[Records from a data collection]
>> Begin

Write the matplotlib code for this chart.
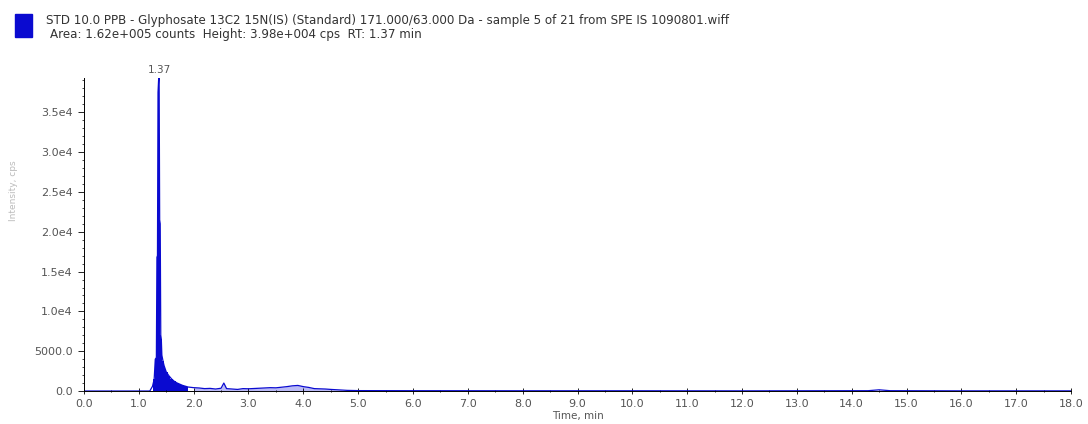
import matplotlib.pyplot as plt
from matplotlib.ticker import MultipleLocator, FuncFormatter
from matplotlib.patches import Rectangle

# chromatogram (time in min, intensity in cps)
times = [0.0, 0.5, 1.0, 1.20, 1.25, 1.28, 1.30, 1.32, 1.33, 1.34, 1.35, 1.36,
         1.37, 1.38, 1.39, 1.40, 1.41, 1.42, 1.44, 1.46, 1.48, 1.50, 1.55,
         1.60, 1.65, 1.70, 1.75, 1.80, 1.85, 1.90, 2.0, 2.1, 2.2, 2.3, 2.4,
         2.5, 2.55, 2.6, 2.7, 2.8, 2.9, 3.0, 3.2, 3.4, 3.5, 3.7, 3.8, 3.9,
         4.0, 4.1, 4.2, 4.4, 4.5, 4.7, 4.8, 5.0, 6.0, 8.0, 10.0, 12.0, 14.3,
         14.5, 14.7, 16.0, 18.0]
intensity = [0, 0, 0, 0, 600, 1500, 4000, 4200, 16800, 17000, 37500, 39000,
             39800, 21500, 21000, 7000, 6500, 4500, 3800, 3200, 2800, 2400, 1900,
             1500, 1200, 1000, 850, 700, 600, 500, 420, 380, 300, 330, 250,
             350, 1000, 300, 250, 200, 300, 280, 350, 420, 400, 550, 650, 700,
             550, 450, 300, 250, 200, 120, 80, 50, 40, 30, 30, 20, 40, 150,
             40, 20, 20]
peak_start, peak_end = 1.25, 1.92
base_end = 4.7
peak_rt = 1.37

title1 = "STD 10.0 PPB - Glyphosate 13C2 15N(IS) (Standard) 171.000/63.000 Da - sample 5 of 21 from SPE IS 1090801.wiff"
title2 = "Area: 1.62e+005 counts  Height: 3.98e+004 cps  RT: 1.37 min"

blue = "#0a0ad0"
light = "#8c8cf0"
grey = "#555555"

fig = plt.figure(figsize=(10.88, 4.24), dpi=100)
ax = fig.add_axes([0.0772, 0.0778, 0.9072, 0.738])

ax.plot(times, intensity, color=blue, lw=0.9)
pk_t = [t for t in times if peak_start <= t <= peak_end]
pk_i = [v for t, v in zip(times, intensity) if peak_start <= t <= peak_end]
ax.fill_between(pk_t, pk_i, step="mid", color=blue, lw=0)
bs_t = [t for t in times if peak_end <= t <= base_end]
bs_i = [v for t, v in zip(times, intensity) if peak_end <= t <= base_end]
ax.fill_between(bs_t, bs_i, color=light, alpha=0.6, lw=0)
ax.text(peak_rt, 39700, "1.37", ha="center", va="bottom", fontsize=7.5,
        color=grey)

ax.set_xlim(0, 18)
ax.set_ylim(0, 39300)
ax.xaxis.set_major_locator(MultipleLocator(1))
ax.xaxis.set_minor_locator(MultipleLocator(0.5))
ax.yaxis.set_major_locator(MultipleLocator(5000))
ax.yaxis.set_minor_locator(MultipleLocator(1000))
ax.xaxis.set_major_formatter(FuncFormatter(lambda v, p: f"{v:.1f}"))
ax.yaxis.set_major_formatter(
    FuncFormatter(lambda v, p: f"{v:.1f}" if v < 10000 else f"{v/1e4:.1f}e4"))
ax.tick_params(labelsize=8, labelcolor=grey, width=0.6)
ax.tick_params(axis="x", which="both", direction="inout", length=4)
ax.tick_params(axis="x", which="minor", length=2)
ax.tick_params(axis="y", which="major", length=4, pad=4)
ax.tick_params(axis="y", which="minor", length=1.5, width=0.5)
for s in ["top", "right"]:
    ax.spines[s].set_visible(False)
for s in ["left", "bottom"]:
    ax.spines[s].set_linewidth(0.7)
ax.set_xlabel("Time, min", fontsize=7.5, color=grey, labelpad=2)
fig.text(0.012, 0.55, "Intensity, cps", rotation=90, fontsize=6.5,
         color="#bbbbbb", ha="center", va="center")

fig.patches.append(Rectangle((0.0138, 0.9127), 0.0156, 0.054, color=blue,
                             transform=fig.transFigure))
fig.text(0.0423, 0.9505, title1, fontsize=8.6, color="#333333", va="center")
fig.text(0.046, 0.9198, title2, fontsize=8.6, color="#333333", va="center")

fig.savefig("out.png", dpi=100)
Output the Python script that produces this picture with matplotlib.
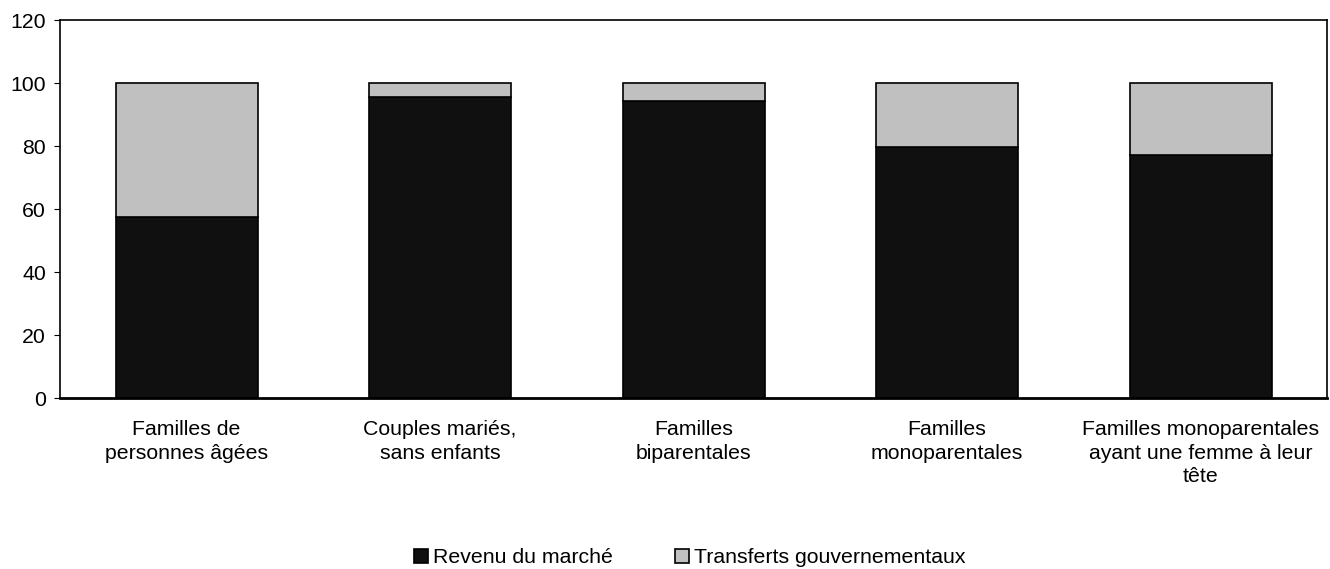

>> End

For each line of the listing that holds the word "picture", show that line.

▸ Correct answer:
Output the Python script that produces this picture with matplotlib.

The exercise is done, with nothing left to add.